— Мало, — сказал Казарин и отошел. Пламень, сжигавший его, ни в чем не находил выхода.
Побеседовав с молодыми и пообещав им просмотреть рукописи будущего альманаха «Тысяча вторая ночь», Хламида спускался на первый этаж Елагина дворца. Его почтительно сопровождал длинный секретарь.
— А вы не думали пригласить в коллегию — он смущенно назвал имя поэта, о котором Хламида и сам давно думал — чаще, чем хотелось бы.
У них никак не складывалось даже самых поверхностных отношений, какие связывают иногда литераторов. Хламида, если уж начистоту, боялся приближаться к нему. В этом человеке, не похожем на прочую литераторскую братию, была почти невыносимая правда, и Хламида боялся ее тем сильней, что в болезненной, патологической честности самого поэта усомниться не мог никак. Всего ужасней было то, что поэт с радостной готовностью встречал гибель культуры — той культуры, в которой Хламида видел панацею. Оно и понятно: поэт был сам — культура, да еще многовековая, от профессорского корня, потому и мог себе такое позволить. Хламида сознавал эту разницу и потому втайне его сторонился, а презирать — не мог. Он выучился презирать почти всех, с кем разошелся, всех, кого считал ниже себя по таланту или значению, но с поэтом все было не так просто. Только вчера они встретились у Чарнолуского, был короткий разговор — и оба снова не смогли сказать друг другу ничего существенного.

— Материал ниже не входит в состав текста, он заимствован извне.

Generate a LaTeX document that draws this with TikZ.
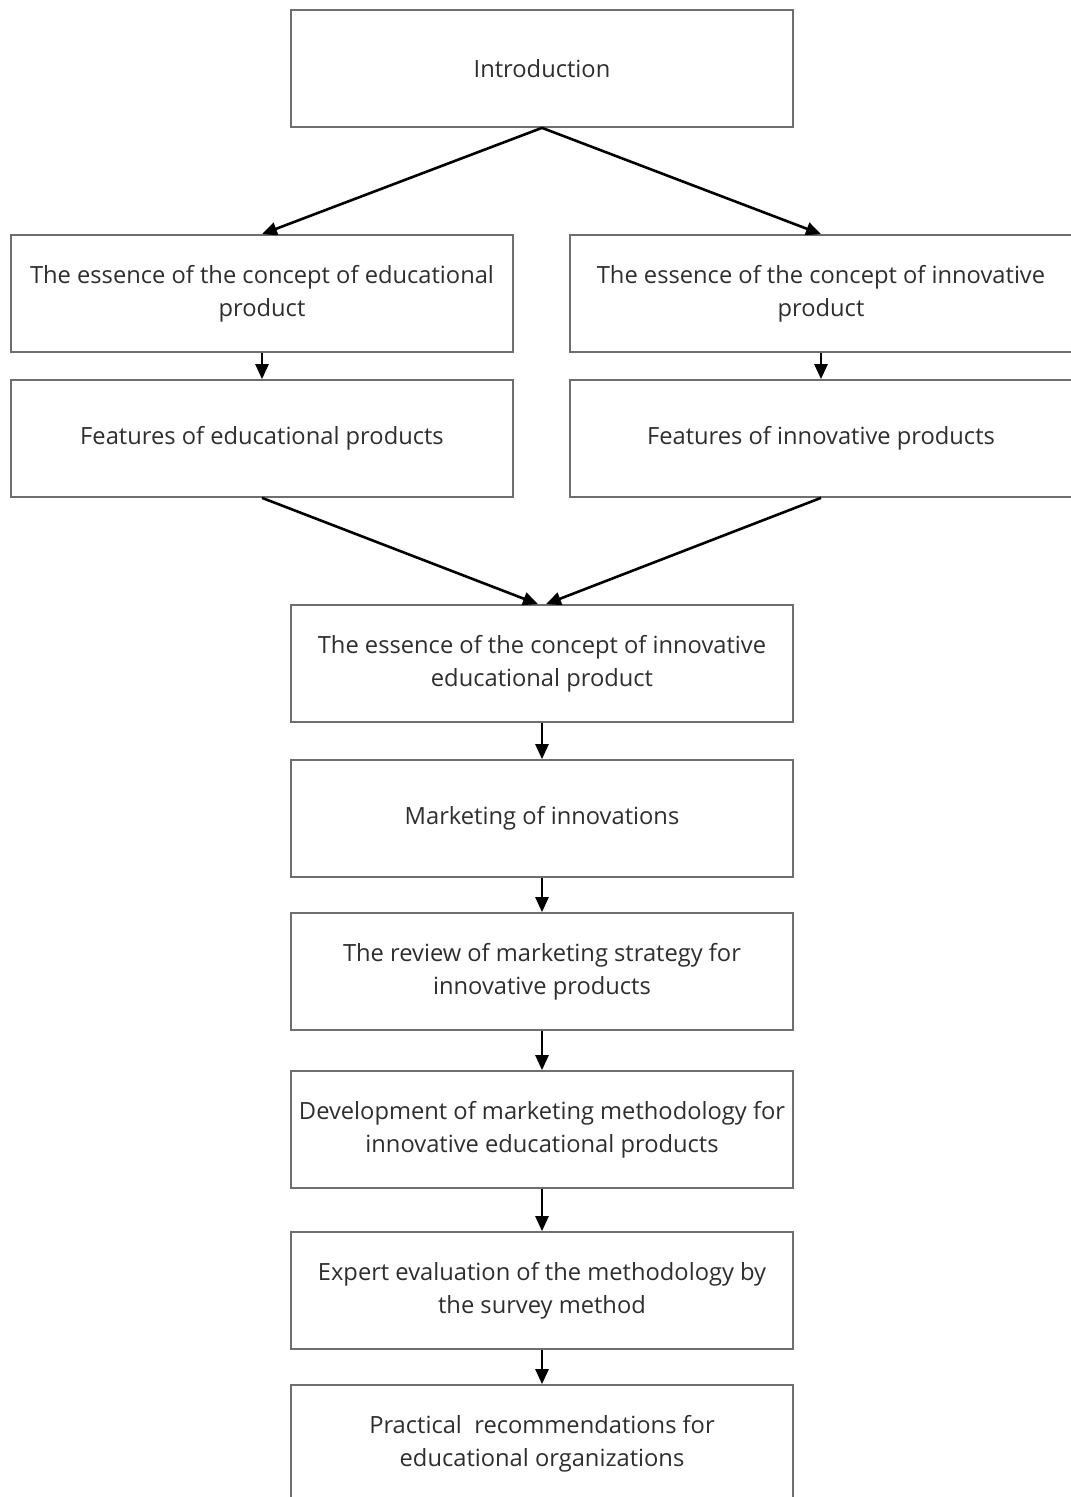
\documentclass[tikz,border=0pt]{standalone}
\usepackage{fontspec}
\setmainfont{Open Sans}
\usetikzlibrary{arrows.meta,calc}
\definecolor{boxline}{HTML}{6E6E6E}
\definecolor{txt}{HTML}{2E2E2E}
\begin{document}
\begin{tikzpicture}[x=1pt,y=-1pt,
  box/.style={draw=boxline,line width=1.7pt,minimum width=502pt,minimum height=117pt,
    inner sep=0pt,align=center,text=txt,
    font=\fontsize{23.7pt}{32.8pt}\selectfont},
  arr/.style={draw=black,line width=2.6pt,-{Triangle[length=15pt,width=13pt]}}]
\useasboundingbox (0,0) rectangle (1071,1497);
\node[box] (intro) at (542,68.5) {Introduction};
\node[box] (l1) at (262,293.5) {The essence of the concept of educational\\product};
\node[box] (r1) at (821,293.5) {The essence of the concept of innovative\\product};
\node[box] (l2) at (262,438.5) {Features of educational products};
\node[box] (r2) at (821,438.5) {Features of innovative products};
\node[box] (c1) at (542,663.5) {The essence of the concept of innovative\\educational product};
\node[box] (c2) at (542,818.5) {Marketing of innovations};
\node[box] (c3) at (542,971.5) {The review of marketing strategy for\\innovative products};
\node[box] (c4) at (542,1129.5) {Development of marketing methodology for\\innovative educational products};
\node[box] (c5) at (542,1290.5) {Expert evaluation of the methodology by\\the survey method};
\node[box] (c6) at (542,1443.5) {Practical~ recommendations for\\educational organizations};
\draw[arr] (intro.south) -- (l1.north);
\draw[arr] (intro.south) -- (r1.north);
\draw[arr] (l1.south) -- (l2.north);
\draw[arr] (r1.south) -- (r2.north);
\draw[arr] (l2.south) -- ($(c1.north)+(-4,0)$);
\draw[arr] (r2.south) -- ($(c1.north)+(4,0)$);
\draw[arr] (c1) -- (c2);
\draw[arr] (c2) -- (c3);
\draw[arr] (c3) -- (c4);
\draw[arr] (c4) -- (c5);
\draw[arr] (c5) -- (c6);
\end{tikzpicture}
\end{document}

— Он — болен, — глухо ответил Хламида секретарю. — Душевно болен. Я — виделся с ним вчера. Он рассказывает странное. Говорил, что озлобился. Шел вчера по улице и увидел мальчика, маленького мальчика, просто стоявшего у стены. И — вдруг, без всякой причины, сильно толкнул его… После очень раскаивался, кинулся искать, но мальчика, конечно, уже и след простыл. Нет, ему — не до работы теперь.
— А читали вы… — секретарь назвал недавнюю поэму в «Знамени труда».
— Читал, читал. Это — плохо, это — нерусское у него. Тоже болезнь, если хотите.
К себе Хламида возвращался пешком. Мальчик, мальчик… Что за странную историю, в самом деле, выдумал поэт с этим мальчиком, зачем вчера, в приемной, рассказал ее? Был хмурый оттепельный вечер, небо, напитанное влагой, висело над самыми домами Петроградской стороны. Вокруг шуршало, капало, хлюпало. С чего же ему так злобиться? Впрочем, он и всегда был злой. Честные люди не бывают добры, они вечно помешаны на своей правде — что в ней толку? Поневоле начнешь бить детей… Хламида вздрогнул: в высокой арке, ведущей во двор, мелькнул в тумане силуэт ребенка, съежившегося у стены.
— С ума я схожу, что ли, — сказал он вслух, по инерции сделал еще несколько шагов, развернулся и побежал назад.
В арке было пусто. Да и пойди пойми в таком тумане, был ли мальчик.
8
Между тем декрет от 5 января об отмене орфографии, из-за которого и произошли все описываемые события, исполнялся из рук вон плохо, то есть не исполнялся вовсе. В «Нашем пути» от 17 марта появилась заметка следующего содержания:
«Труб самодержавия еще смердит. Целлесообразно, кажеться, наконец сделать все, штоб у антенародново элемента вырвали жало. Омирзительные враги пятнают наш стяк и гризнят его, но мы идины и непобедимы. Много еще затрад придстоит нам, мосштаб битв неописуем. Но жызнь возьмет свое!»
Краткое редакционное послесловие просило снисходительно отнестись к произведению полуграмотного, но искреннего бойца революции, матроса Убытко, лично принесшего в редакцию свой первый опус.
«Надеемся, что читатель наш не станет по-гимназически подчеркивать красным карандашом ошибки начинаюшего публициста», — лукавил в заключение безымянный комментатор.
— Что-ж, подчеркнем, — прищурился Комаров-Пемза.
Неверное пламя пятнадцати свечей трепетало в сыром подземелье. Глубоко в катакомбах, в подземных ходах Елагина острова вернейшие ученики, навещавшие строгого, но любимого преподавателя даже после упразднения его должности, продолжали изучать русскую орфографию. Разумеется, никто не мешал бы им заниматься этим и в его аскетически строгой комнатке на втором этаже дворца, но самая подпольность и таинственность служили лучшим стимулом к запоминанию правил, сделавшихся вдруг необъяснимо привлекательными. О подземном ходе, ведущем из кухни неизвестно куда, Пемзе рассказала Ашхарумова.
— Подчеркнем, — предложил Пемза Коле Соловцову, славному, веселому мальчику, только что от души хохотавшему над матросской публицистикой.